Apr 24, 2015 – In a move that has won him much praise, Premier Don Romeo invited the media who turned out to join mainly legal practitioners and senior public servants to hear a presentation and discuss the new proposed Banking Legislative Reform Act. The Premier is seeking feedback from stakeholders before he presents it the Legislative Assembly.
This took place on April 10, 2015 at the Cabinet Secretariat Conference room at the Premier’s office. Duleep Cheddie delivered the presentation, taking questions as he proceeded and answering where he was able.
The small group immediately took issue with matters which they noted raised constitutional issues, like nighbouring Antigua who just gave the nod to the Act. There were issues where such matters as “The ECCB should not have the powers to dismiss an employee of a bank. They did not hire then and were not in the business decision to hire the person. The ECCB should only be granted the leave to issue a directive to the bank to remove the employee.
This act gives the ECCB the right to deny citizens the constitutional right to own and maintain ownership of property without a fair and transparent process.
Section 83 of the proposed Act came in also for much discussion. “The ECCB is not a court much less a court of final decisions. As such if an employee or officer is exonerated from a criminal matter, how can the Act allow the ECCB to make decisions contrary to the findings of the Court? This provision allows the ECCB to be the judge, jury and executioner.
In Antigua problems with the legislation centre on provisions in the proposed legislation that bankers feel go against the workers’ interests. Bank workers are also concerned about the pecking order in the event that a bank has to be liquidated. The proposed Banking Act prescribes that the St.
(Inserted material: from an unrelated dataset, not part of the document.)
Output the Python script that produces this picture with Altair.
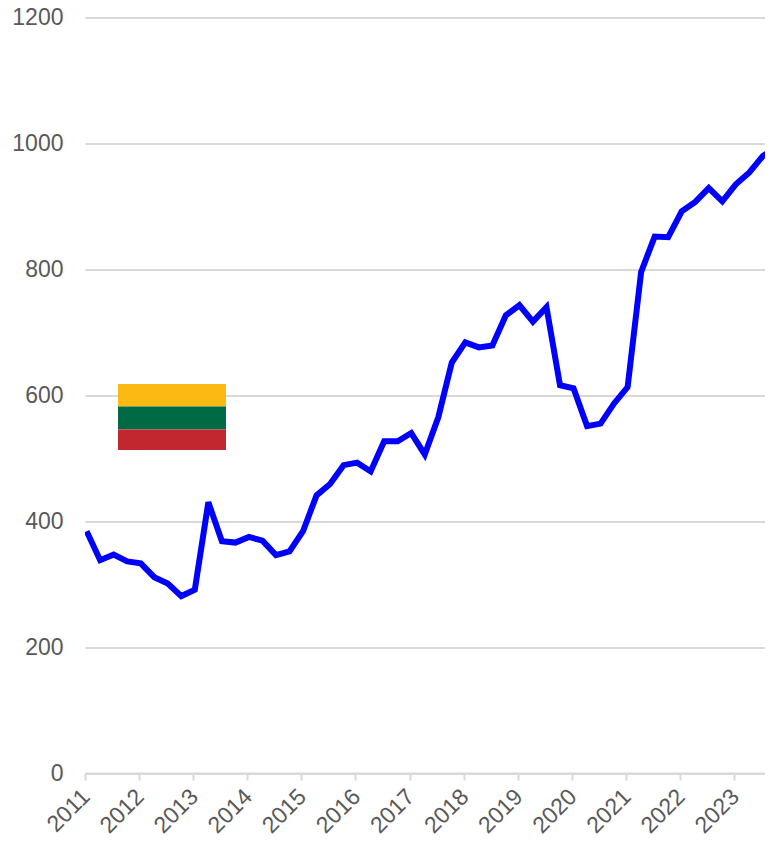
import altair as alt
import pandas as pd

quarters = [2011 + q / 4 + 0.03 for q in range(52)]
values = [384, 338, 347, 336, 333, 311, 301, 281, 291, 430, 368, 366, 375, 369, 346, 352,
          384, 441, 459, 489, 493, 479, 527, 527, 540, 506, 565, 652, 684, 676, 679, 727,
          743, 717, 740, 616, 611, 551, 555, 587, 613, 796, 852, 851, 892, 907, 929, 908,
          935, 954, 980, 994]
years = list(range(2011, 2024))
y_ticks = [0, 200, 400, 600, 800, 1000, 1200]

flag_x = 2011.61
flag_x2 = 2013.606
flag_top = [618, 582, 545.5]
flag_bottom = [582, 545.5, 513]
flag_colors = ["#FDB913", "#006A44", "#C1272D"]

FONT = "Liberation Sans"
TXT = "#595959"
GRID = "#D9D9D9"

line_df = pd.DataFrame({"x": quarters, "v": values})
flag_df = pd.DataFrame({"x": flag_x, "x2": flag_x2, "y": flag_bottom, "y2": flag_top, "c": flag_colors})

x_scale = alt.Scale(domain=[2011, 2011 + 680 / 54.1], nice=False, zero=False)
y_scale = alt.Scale(domain=[0, 1200], nice=False)

line = alt.Chart(line_df).mark_line(color="#0000FF", strokeWidth=6, clip=True, strokeJoin="miter").encode(
    x=alt.X("x:Q", scale=x_scale, axis=alt.Axis(
        values=years, format="d", title=None, labelAngle=-45, labelAlign="right", labelBaseline="top",
        labelFont=FONT, labelFontSize=23, labelColor=TXT, labelPadding=5, labelOverlap=False, labelFlush=False,
        labelOffset=-7, labelFontWeight="normal",
        tickColor=GRID, tickSize=7, tickWidth=2, domainColor=GRID, domainWidth=2, grid=False)),
    y=alt.Y("v:Q", scale=y_scale, axis=alt.Axis(
        values=y_ticks, format="d", title=None, labelFont=FONT, labelFontSize=23, labelColor=TXT, labelPadding=22,
        ticks=False, domain=False, grid=True, gridColor=GRID, gridWidth=2)),
)

flag = alt.Chart(flag_df).mark_rect().encode(
    x=alt.X("x:Q", scale=x_scale), x2="x2:Q",
    y=alt.Y("y:Q", scale=y_scale), y2="y2:Q",
    color=alt.Color("c:N", scale=None),
)

chart = alt.layer(line, flag).properties(
    width=680, height=755.5,
    padding={"left": 77, "top": 9.5, "right": 0, "bottom": 68},
    autosize=alt.AutoSizeParams(type="none"),
).configure_view(stroke=None)

chart.save("out.html", embed_options={"renderer": "svg", "actions": False})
Kitts-based Eastern Caribbean Central Bank (ECCB) takes its fees and expenses as a priority above all other costs – even severance payments.
Sir Dwight Vener pursuing passage of the Act, the ECCB Governor in an interview with Observer Radio, conceded to imperfections in the proposed Banking Act, but denied that it’s a move to canvas more power, and stressed the urgency of the law in preventing a banking calamity.
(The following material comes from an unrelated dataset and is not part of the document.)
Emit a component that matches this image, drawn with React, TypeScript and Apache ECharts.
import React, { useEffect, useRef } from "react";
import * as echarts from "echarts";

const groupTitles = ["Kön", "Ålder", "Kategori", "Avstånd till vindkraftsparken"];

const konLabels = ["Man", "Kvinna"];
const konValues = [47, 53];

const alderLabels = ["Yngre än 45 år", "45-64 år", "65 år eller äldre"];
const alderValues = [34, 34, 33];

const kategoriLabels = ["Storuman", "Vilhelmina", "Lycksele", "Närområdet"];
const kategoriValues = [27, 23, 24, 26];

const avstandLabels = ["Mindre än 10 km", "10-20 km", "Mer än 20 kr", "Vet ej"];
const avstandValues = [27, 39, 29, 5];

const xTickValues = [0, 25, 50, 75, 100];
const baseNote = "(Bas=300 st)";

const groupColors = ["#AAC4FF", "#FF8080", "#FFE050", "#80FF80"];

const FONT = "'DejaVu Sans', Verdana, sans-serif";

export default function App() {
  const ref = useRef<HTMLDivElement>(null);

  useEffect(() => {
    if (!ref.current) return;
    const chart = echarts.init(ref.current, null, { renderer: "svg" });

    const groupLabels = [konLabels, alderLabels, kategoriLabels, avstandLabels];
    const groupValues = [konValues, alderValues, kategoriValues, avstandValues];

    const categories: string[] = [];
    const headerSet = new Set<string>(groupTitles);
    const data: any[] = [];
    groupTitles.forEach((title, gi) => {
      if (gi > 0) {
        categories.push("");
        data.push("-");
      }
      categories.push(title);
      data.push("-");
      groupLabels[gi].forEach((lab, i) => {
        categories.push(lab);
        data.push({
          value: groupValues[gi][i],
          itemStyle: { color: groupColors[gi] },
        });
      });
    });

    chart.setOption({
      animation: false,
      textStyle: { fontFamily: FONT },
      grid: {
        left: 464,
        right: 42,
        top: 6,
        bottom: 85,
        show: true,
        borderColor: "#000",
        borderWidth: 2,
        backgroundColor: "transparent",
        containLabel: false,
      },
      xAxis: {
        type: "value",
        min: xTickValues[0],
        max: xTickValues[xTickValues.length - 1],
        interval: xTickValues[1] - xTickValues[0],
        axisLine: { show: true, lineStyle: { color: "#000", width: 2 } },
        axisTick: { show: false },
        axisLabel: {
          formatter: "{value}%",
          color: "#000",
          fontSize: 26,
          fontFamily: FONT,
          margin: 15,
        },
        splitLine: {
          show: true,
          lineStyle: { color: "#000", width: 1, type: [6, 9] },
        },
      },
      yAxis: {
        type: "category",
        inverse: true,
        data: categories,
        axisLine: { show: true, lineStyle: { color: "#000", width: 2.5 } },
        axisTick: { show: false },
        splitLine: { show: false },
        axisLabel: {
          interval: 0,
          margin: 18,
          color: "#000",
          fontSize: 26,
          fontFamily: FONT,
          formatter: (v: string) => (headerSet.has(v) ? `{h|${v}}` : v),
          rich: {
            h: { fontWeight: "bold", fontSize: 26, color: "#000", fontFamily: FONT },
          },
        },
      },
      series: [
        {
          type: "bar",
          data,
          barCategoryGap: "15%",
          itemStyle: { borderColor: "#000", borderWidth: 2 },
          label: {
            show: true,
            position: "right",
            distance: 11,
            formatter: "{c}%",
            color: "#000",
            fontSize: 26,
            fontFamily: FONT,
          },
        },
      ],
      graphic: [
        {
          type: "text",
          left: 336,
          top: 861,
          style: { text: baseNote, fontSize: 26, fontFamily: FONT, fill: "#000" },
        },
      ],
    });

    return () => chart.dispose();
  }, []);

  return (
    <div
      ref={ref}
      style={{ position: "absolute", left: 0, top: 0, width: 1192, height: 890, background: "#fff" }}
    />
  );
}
Sir Dwight said there was already evidence that local banks were suffering as a result of the current regulatory environment, making reference to new challenges with correspondent banking relationships.
“You need to have a correspondent bank in another country to do things like letters of credit…if you don’t have that you are effectively cut off from the rest of the world. This is a matter of life and death for us,” the governor said.
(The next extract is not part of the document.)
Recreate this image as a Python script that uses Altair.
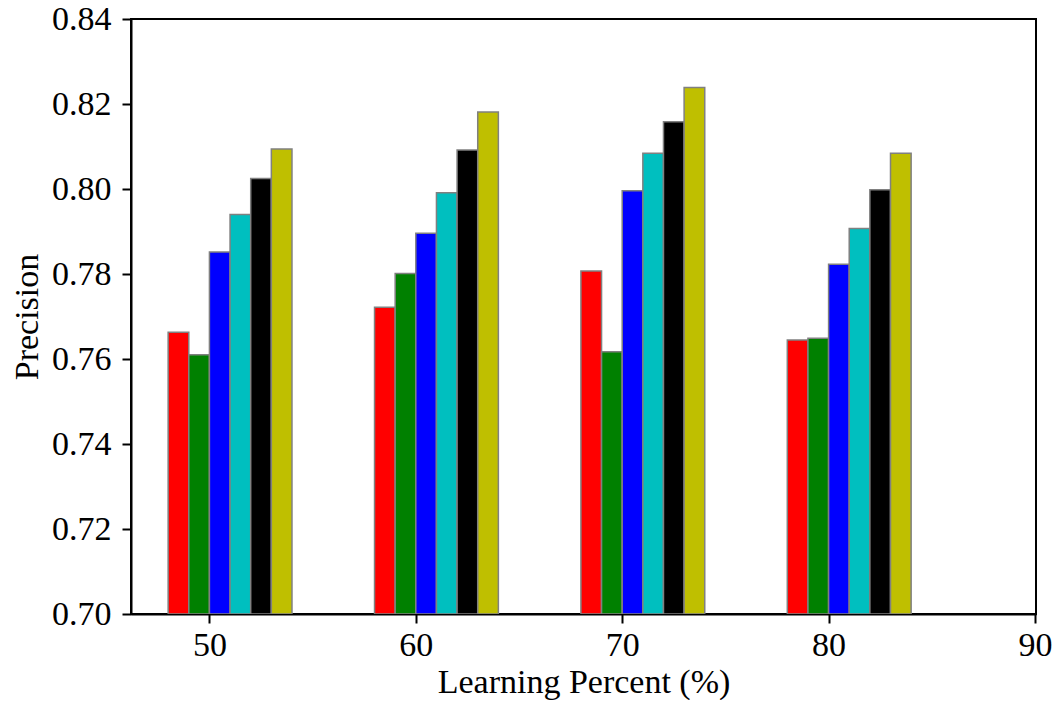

“If we get drawn out between now and December trying to get this legislation passed, we are going to be in very serious trouble,” Sir Dwight said, adding that the Act was needed now, to “protect depositors” and establish our “international credibility.”
According to information during the presentation ‘The Act has already been passed in St Lucia and St Vincent and the Grenadines and had its First Reading in the Parliament of Antigua & Barbuda last month.’
Other information said “The law has been strongly criticised by those in the banking sector, lawyers and financial experts who argue that too much power is placed in the hand of the regulator.
But Sir Dwight rebuffed that claim, telling OBSERVER media that some of his critics were seeking to personalise the issue.
The general promotion for the Act finds that there has to be some amendments to the proposed Act which is considered necessary. When the matter goes to our Assembly and possibly before stakeholders in Montserrat will hear how the Government intends to proceed.
However Governor Venner discourages changes to the Act in respective parliaments, “because of the new economic union treaty” which established a single financial space in the OECS.
Under the Act, when the Central Bank grants a banking licence in one country, it automatically applies to other member states. Critics say this as an infringement of national sovereignty.
The minister of finance also takes a back seat in the granting of licenses, giving away that responsibility to the regulators.
The governor argued that notwithstanding that provision, the minister of finance is not excluded from the process due to his role on the OECS Monetary Council.
Sir Dwight also defended a contentious provision in the Bill requiring EC$20 million startup capital for banks, saying the five million dollars, which previously applied, is inadequate to protect depositors.